## REQUIREMENT
Repeat exactly the lines from the line with "Rebuild this diagram" to the line with "(0,0) rectangle (995,359);", including both, and leave out any pictures.

## DATASET RECORDS

====================

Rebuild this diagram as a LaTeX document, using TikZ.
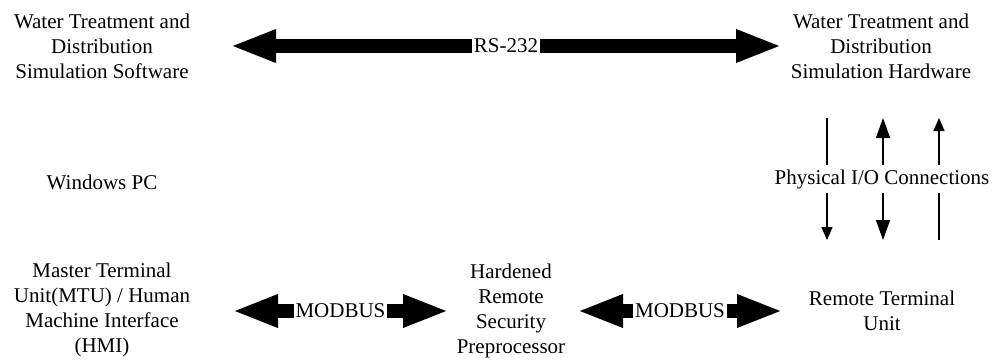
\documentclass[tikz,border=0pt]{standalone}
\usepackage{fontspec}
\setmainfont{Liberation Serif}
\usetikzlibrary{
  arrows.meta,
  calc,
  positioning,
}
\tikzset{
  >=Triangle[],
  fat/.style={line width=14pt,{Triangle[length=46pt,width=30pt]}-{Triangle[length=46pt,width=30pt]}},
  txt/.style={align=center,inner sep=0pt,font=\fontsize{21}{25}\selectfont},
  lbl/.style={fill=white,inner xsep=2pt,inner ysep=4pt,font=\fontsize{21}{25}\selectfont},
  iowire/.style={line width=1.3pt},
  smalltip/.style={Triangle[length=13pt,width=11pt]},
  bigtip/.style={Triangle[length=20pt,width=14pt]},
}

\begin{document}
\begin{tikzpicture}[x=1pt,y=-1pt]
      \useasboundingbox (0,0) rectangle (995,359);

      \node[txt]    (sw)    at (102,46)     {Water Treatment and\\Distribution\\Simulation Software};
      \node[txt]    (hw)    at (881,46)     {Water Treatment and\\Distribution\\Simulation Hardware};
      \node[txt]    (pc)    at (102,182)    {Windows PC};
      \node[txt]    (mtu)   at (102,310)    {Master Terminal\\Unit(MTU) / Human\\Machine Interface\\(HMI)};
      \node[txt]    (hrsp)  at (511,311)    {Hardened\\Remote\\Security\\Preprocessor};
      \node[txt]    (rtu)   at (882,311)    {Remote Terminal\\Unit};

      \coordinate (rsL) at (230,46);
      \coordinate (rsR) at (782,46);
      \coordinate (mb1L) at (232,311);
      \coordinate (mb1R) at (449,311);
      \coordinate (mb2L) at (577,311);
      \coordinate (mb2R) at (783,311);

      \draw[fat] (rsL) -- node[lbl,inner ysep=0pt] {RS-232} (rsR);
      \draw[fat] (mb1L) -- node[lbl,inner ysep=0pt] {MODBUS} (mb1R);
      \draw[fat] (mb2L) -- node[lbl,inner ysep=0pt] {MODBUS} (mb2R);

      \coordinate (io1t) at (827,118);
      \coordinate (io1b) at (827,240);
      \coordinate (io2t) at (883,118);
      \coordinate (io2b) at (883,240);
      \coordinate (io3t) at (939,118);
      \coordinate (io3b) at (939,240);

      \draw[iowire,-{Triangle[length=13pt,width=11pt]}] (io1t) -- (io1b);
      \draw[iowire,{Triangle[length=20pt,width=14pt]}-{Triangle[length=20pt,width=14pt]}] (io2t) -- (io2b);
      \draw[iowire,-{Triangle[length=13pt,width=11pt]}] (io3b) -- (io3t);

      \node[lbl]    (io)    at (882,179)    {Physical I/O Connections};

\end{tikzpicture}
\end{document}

====================

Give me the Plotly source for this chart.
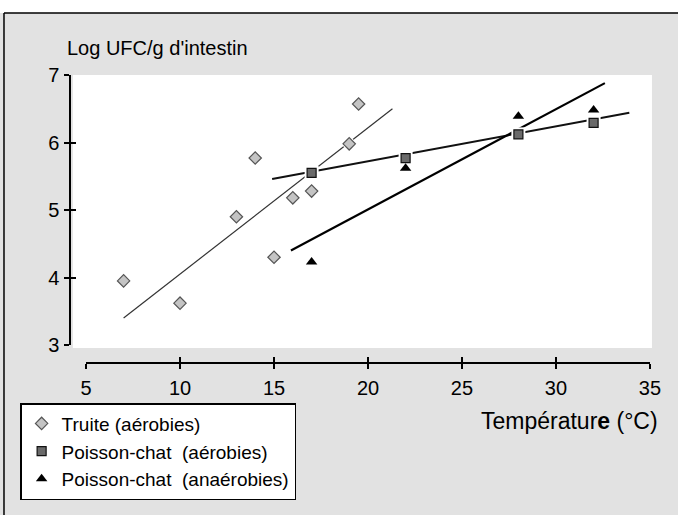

====================

## ANSWER TO THE EXERCISE
Rebuild this diagram as a LaTeX document, using TikZ.
\documentclass[tikz,border=0pt]{standalone}
\usepackage{fontspec}
\setmainfont{Liberation Serif}
\usetikzlibrary{
  arrows.meta,
  calc,
  positioning,
}
\tikzset{
  >=Triangle[],
  fat/.style={line width=14pt,{Triangle[length=46pt,width=30pt]}-{Triangle[length=46pt,width=30pt]}},
  txt/.style={align=center,inner sep=0pt,font=\fontsize{21}{25}\selectfont},
  lbl/.style={fill=white,inner xsep=2pt,inner ysep=4pt,font=\fontsize{21}{25}\selectfont},
  iowire/.style={line width=1.3pt},
  smalltip/.style={Triangle[length=13pt,width=11pt]},
  bigtip/.style={Triangle[length=20pt,width=14pt]},
}

\begin{document}
\begin{tikzpicture}[x=1pt,y=-1pt]
      \useasboundingbox (0,0) rectangle (995,359);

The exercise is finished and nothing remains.